Mon Dec 28 00:34:21 PST 2009

2009/12/28 Matthew Dillon <dillon at apollo.backplane.com>:
>    As I said earlier, the development tree is going to be in a bit of flux
>    this week as I do another push on the MPSAFE work.  I expect some
>    instability.
>
>    Currently there is a known bug with programs getting stuck in poll
>    (but from earlier commits before christmas, not recent ones).
>
>    The latest push adds fine-grained locking to the namecache and path
>    lookups and adds a sysctl vfs.cache_mpsafe to turn off the MP lock
>    for [f,l]stat() and open().  This push also removes a good chunk of
>    the MP lock contention from standard vnode referencing and dereferencing
>    operations all the way through to and including the HAMMER filesystem
>    code.
>
>    Earlier mpsafe sysctls for read(), write(), and getattr (stat)
>    operations are now the default and the sysctls have been removed.
>    This applies to HAMMER filesystems only.
>
>    I was able to push over 1M uncontended namei calls/sec on
>    my Phenom II test box and over 612K partially contended namei
>    calls/sec, timing 100,000 stat() calls in a loop on four different
>    filenames (one for each cpu), the per-cpu run times are as follows
>    with different combinations of path names (with differing levels of
>    contention based on common path elements):
>
>        on /usr/obj/test{1,2,3,4}
>
>        0.590 seconds with 1 instance running,   512K namei/sec
>        0.865 seconds with 2 instances running,  700K namei/sec
>        1.315 seconds with 3 instances running,  700K namei/sec
>        2.122 seconds with 4 instances running,  612K namei/sec
>
>        on /usr/obj/dir{1,2,3,4}/test                   (less contention)
>
>        0.740 seconds with 1 instance running,   544K namei/sec
>        1.013 seconds with 2 instances running,  793K namei/sec
>        1.260 seconds with 3 instances running,  967K namei/sec
>        1.695 seconds with 4 instances running,  955K namei/sec
>
>        cd /usr/obj/dir{1,2,3,4} and run on 'test'      (no contention)

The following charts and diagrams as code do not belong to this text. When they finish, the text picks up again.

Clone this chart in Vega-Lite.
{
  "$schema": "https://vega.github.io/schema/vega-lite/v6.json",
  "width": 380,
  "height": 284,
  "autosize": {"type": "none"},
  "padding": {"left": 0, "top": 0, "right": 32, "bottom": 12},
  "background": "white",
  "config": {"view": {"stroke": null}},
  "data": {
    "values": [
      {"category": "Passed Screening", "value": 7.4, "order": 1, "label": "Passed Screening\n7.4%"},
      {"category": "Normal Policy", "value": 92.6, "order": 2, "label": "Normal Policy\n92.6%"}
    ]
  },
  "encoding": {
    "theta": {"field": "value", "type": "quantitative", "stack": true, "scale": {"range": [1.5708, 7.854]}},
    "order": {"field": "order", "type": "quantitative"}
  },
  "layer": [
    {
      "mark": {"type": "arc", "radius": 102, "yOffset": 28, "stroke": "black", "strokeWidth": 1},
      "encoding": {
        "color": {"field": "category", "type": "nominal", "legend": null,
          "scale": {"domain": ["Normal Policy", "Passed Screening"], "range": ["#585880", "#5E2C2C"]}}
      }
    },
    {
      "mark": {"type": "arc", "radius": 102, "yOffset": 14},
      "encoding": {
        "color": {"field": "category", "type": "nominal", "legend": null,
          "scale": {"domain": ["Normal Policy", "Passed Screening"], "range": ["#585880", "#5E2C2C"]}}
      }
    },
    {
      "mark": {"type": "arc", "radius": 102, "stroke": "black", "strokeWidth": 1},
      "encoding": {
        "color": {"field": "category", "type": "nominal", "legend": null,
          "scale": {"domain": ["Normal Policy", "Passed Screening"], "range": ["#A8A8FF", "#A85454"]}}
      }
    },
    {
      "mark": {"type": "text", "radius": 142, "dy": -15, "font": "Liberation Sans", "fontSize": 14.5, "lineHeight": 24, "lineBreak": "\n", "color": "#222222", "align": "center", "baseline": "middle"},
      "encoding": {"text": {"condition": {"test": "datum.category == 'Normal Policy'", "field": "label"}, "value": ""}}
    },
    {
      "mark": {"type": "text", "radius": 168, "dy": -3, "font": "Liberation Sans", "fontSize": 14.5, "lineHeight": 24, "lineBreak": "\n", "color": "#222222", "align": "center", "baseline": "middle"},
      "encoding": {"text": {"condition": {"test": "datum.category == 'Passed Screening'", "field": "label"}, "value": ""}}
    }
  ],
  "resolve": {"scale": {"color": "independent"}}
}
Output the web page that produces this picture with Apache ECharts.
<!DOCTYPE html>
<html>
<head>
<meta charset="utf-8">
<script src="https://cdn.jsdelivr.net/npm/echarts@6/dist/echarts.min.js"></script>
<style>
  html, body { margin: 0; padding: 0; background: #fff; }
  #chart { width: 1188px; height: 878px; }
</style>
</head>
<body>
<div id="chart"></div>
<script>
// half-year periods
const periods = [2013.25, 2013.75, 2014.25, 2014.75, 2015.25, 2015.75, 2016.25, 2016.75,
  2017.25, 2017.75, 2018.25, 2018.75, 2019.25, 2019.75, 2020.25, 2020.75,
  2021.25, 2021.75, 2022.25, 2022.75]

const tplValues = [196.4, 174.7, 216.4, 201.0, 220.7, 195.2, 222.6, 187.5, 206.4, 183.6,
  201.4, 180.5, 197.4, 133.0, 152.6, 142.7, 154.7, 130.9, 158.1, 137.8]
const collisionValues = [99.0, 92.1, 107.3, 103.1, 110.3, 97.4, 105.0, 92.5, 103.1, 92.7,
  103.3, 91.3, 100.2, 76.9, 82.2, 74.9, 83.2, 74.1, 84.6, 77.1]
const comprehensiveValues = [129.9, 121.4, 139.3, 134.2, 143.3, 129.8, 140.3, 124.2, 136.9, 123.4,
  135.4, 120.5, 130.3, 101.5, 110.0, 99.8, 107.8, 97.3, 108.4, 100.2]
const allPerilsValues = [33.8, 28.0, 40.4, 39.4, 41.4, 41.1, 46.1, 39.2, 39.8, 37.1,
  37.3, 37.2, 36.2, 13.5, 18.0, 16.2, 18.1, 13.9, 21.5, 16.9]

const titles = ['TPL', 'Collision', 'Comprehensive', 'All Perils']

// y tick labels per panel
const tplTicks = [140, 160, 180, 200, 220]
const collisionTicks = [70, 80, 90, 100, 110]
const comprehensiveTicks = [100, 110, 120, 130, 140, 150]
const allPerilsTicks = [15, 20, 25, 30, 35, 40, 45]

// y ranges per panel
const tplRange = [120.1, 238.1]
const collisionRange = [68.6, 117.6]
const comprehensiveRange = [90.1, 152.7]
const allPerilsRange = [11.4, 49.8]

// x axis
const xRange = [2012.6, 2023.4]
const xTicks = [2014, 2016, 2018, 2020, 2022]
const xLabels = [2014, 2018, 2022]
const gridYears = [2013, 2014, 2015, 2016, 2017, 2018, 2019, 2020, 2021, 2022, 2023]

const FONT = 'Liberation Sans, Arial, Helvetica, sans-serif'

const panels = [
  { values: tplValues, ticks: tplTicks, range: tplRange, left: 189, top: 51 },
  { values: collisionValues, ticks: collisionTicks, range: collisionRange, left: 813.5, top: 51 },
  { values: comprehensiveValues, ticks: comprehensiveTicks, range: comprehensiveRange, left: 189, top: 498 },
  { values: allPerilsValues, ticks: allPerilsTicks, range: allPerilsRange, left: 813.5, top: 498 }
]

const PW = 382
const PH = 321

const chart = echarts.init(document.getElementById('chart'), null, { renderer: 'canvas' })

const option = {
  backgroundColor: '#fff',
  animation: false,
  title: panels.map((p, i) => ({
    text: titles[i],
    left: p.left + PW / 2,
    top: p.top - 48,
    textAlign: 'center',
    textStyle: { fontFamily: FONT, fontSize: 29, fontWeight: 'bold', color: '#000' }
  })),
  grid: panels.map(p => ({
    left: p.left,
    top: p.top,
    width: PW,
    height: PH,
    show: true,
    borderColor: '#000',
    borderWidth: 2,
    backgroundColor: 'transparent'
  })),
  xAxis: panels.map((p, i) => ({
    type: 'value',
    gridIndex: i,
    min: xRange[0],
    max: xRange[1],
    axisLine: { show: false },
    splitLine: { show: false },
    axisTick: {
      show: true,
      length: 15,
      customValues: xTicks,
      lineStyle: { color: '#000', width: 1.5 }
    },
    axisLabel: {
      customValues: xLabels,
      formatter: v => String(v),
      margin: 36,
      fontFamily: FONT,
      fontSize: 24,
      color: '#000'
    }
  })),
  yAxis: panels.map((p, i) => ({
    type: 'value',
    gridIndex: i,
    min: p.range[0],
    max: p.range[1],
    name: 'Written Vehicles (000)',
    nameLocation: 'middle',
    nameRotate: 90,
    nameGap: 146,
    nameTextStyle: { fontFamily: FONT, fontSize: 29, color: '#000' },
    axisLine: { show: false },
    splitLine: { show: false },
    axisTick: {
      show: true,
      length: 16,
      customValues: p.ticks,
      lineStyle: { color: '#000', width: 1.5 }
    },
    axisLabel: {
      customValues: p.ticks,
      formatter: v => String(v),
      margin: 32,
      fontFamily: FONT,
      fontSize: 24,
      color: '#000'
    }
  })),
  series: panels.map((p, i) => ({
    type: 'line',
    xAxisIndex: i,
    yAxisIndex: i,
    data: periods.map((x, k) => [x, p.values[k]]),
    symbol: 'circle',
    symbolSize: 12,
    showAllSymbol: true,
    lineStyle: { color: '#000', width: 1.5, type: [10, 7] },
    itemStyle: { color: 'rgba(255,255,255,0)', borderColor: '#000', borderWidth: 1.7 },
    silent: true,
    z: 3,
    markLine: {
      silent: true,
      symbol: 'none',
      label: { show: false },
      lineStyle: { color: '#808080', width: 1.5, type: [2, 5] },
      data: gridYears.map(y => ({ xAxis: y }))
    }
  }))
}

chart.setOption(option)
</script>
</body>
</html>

>                                                        (short path)
>
>        0.281 seconds with 1 instance running,   358K namei/sec
>        0.331 seconds with 2 instances running,  608K namei/sec
>        0.340 seconds with 3 instances running,  885K namei/sec
>        0.351 seconds with 4 instances running, 1145K namei/sec <--- 1M+
>
>
>    Parallel file reads also work quite well verses previously.  Reading
>    a 512KB file 10,000 times in a loop and timing it yields only a
>    minor loss of performance per-cpu, meaning total parallel performance
>    has a good multiplier and is very good:
>
>        0.707 seconds with 1 instance running
>        0.849 seconds with 2 instances running
>        0.949 seconds with 3 instances running
>        1.005 seconds with 4 instances running
>
>    buildworld times have improved a tiny bit, from around 1230 to
>    around 1195, but they will oscillate around as I continue the work
>    because there are numerous duplicate locks in the syscall paths at
>    the moment.  Buildworld has other bottlenecks, of course.  Mainly
>    I'm just using buildworld times to make sure I haven't created a
>    performance regression.  I did notice the -j 8 buildworld hit over
>    450K namei/sec in systat.
>
>    I am going to spend this week stabilizing the new code before
>    moving onto the next low-hanging fruit (probably vm_fault).
>
>                                        -Matt
>                                        Matthew Dillon
>                                        <dillon at backplane.com>
>
Affirming magnificent news running buildkernel now reasoning the real
question is no realtime and more ordo time while hardware can impress
the buggiest codebase to fastest. One ordo notation unlisted is O(1/n)
to 0 which should go for distributed computing. Meaning more load
enables more capacity distributed while other way round mechanically.
Realizing it's difficult to explain storing 20 different bit in 14
applied combinatorically.
greets happy HammerFS tester/user Niklas